June 14, 2009

WRITING ADVICE: GUY STEWART: Teaching Writing NOT the English Class Way…

I’ve been teaching writing classes for sixteen years.

I’ve been teaching science for as long as I can remember.

The two do NOT mean the same thing!

See, teaching science is my job. Don’t get me wrong – I love teaching science! I’ve been in the classroom for 27 years. I’ve taught science from astronomy to zoology, with no exaggeration; and special education to gifted and talented. But science isn’t my passion – writing is my passion. I love to write, and because I was born a teacher, I love teaching people to write…though I suppose “coaching creative people to better writing skills” would more clearly explain what I do.

To that end, each spring I teach a rotating set of writing skills at Young Author’s Conferences from Thief River Falls, Minnesota “up North” to Marshall, Minnesota on the eastern edge of the Great Plains, “down south”. I teach gifted and talented kids at West Suburban Summer School in a class called Writing To Get Published (incidentally I teach a class called Alien Worlds, too…but that’s another story). In that week-long class, I run through a number of kinds of writing (poetry, personal essay, scripts and fiction) as well as skills like revising, idea generation and then critique the work of the kids in the class. In a fifty-five minute session at a YAC, I focus on one skill. This year was learning to write flash fiction. I’ve also mentored adult writers through the Minnesota Society of Children’s Book Writers and Illustrators annual conference contest.

I love teaching writing, and I’ve even been paid for it.

In fact, if you subtract out what I’ve been paid for TEACHING writing from what I’ve been paid for the PUBLICATION of my writing…um…hang on, let me get the calculator here…so, if I square the sum of the fees and subtract the cost of postage then remove the tax write-off for office supplies, then carry the two, divide the remainder by…hmmm…I come up with the answer…

I haven’t been paid for my WRITING in the past four years. I have been paid well over $20,000 for my TEACHING of writing in the same period of time (excluding the volunteer work I do acting as a writing coach for several people.)

So what does that mean?

I’m not sure, really. I have trouble reconciling me teaching writing with not getting published. The silly aphorism, “Them that can, does; them that can’t, teaches” floats like a malevolent ghost at the edge of my mind’s vision and I am ultimately afraid that it’s true. I shake myself hard like a dog and remind myself that in that same four-year period, I’ve graduated two kids from high school and a wife and one of the kids from college. I’ve corrected 36 months times 600 students worth of homework and projects. I’ve worked a part-time job at Barnes & Noble. I’ve finished and revised (three times) a 110,000 word hard SF novel, plus written two teen novels. I figure I can toss in ten to twelve short stories written and submitted, plus a couple of articles polished and put out as well.

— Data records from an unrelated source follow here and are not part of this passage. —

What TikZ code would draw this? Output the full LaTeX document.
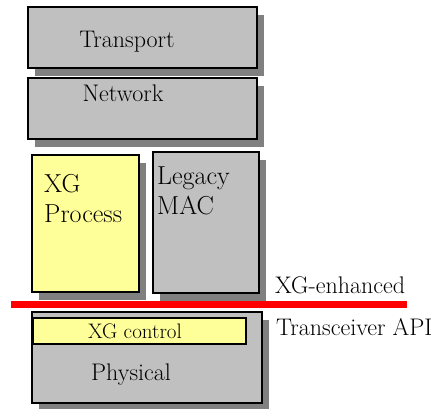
\documentclass[tikz,border=0pt]{standalone}
\usetikzlibrary{shadows}

\definecolor{layergray}{HTML}{C0C0C0}
\definecolor{shadowgray}{HTML}{808080}
\definecolor{xgyellow}{HTML}{FFFF99}

\begin{document}
\begin{tikzpicture}[x=1pt,y=-1pt,
    layer/.style={draw=black,line width=1.3pt,fill=layergray,inner sep=0pt,
      drop shadow={shadow xshift=7pt,shadow yshift=-8pt,fill=shadowgray,opacity=1}},
    xglayer/.style={layer,fill=xgyellow},
    lbl/.style={inner sep=0pt,font=\fontsize{24}{28}\selectfont},
    biglbl/.style={inner sep=0pt,align=left,font=\fontsize{26}{30}\selectfont}]
    \useasboundingbox (0,0) rectangle (434,408);

    % upper stack
    \node[layer,minimum width=229pt,minimum height=61pt] (transport) at (142.5,37.5) {};
    \node[layer,minimum width=229pt,minimum height=61pt] (network) at (142.5,108.5) {};
    \node[xglayer,minimum width=107pt,minimum height=137pt] (xgproc) at (85.5,223.5) {};
    \node[layer,minimum width=106pt,minimum height=141pt] (legacy) at (206,222.5) {};

    % physical layer
    \node[layer,minimum width=230pt,minimum height=91pt] (phy) at (147,357.5) {};
    \node[draw=black,line width=1.3pt,fill=xgyellow,minimum width=213pt,minimum height=26pt] (xgctrl) at (139.5,331) {};

    % separator
    \coordinate (sepL) at (11,304);
    \coordinate (sepR) at (407,304);
    \draw[red,line width=7pt] (sepL) -- (sepR);

    % labels
    \node[lbl] (transportlbl) at (127,42) {Transport};
    \node[lbl] (networklbl) at (123,93) {Network};
    \node[biglbl,anchor=north west] (xgproclbl) at (44,174) {XG\\Process};
    \node[biglbl,anchor=north west] (legacylbl) at (157,167) {Legacy\\MAC};
    \node[inner sep=0pt,font=\fontsize{21}{24}\selectfont] (xgctrllbl) at (135,331) {XG control};
    \node[lbl] (phylbl) at (131,375) {Physical};
    \node[lbl,anchor=base west] (enhlbl) at (275,293) {XG-enhanced};
    \node[lbl,anchor=base west] (apilbl) at (276,335) {Transceiver API};
\end{tikzpicture}
\end{document}
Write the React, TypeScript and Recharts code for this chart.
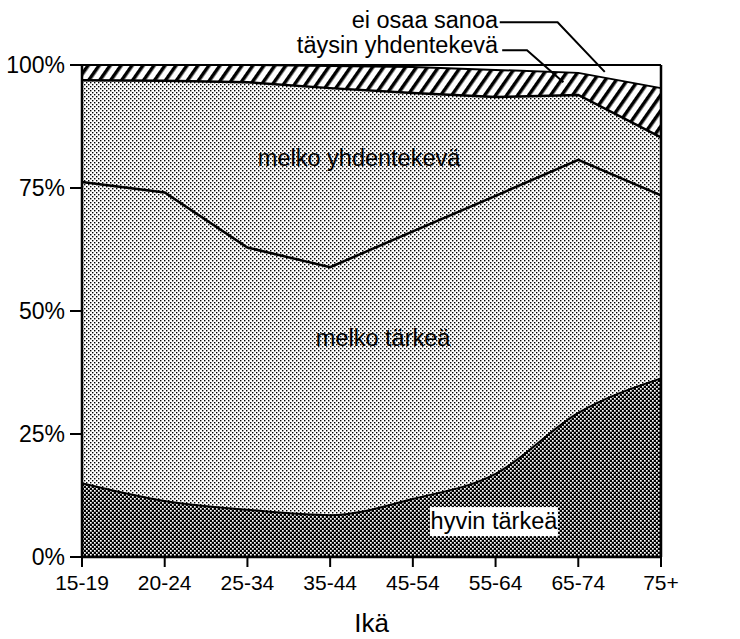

Prior to those four years, I had thirty-five paid publications over a ten-year period, almost all in major markets like ANALOG, CRICKET, CICADA, and a book with CSS PUBLISHING.

Again, what does that mean?

Ultimately, I’m not sure except that I will continue to write and submit books, articles and stories – and I will continue with “coaching creative people to better writing skills” as long as I can.

Any comments would be welcome! You can leave them here or send them to my email: gstewart75@hotmail.com

1 comment:

~brb said...

Pretty straightforward, chum. In the past ten years or so, the paying market for short fiction has not merely imploded, it's undergone gravitational collapse and is in danger of winking out of the space/time continuum entirely. Analog, for example, currently has a paid circulation of about 15,000 copies per issue, as opposed to the close to 100,000 copies/ish numbers it was hitting in the 1980s.

I was working on a piece on this for my blog but got too depressed to write it. The roll call of the vanished paying markets reads like the roll call for the 7th Cavalry on June 27, 1876. The circulation numbers for the few survivors are equally dismal. The market is in the midst of a profound transition.

As to what that new market -- if there is one -- is going to look like in five years: search me.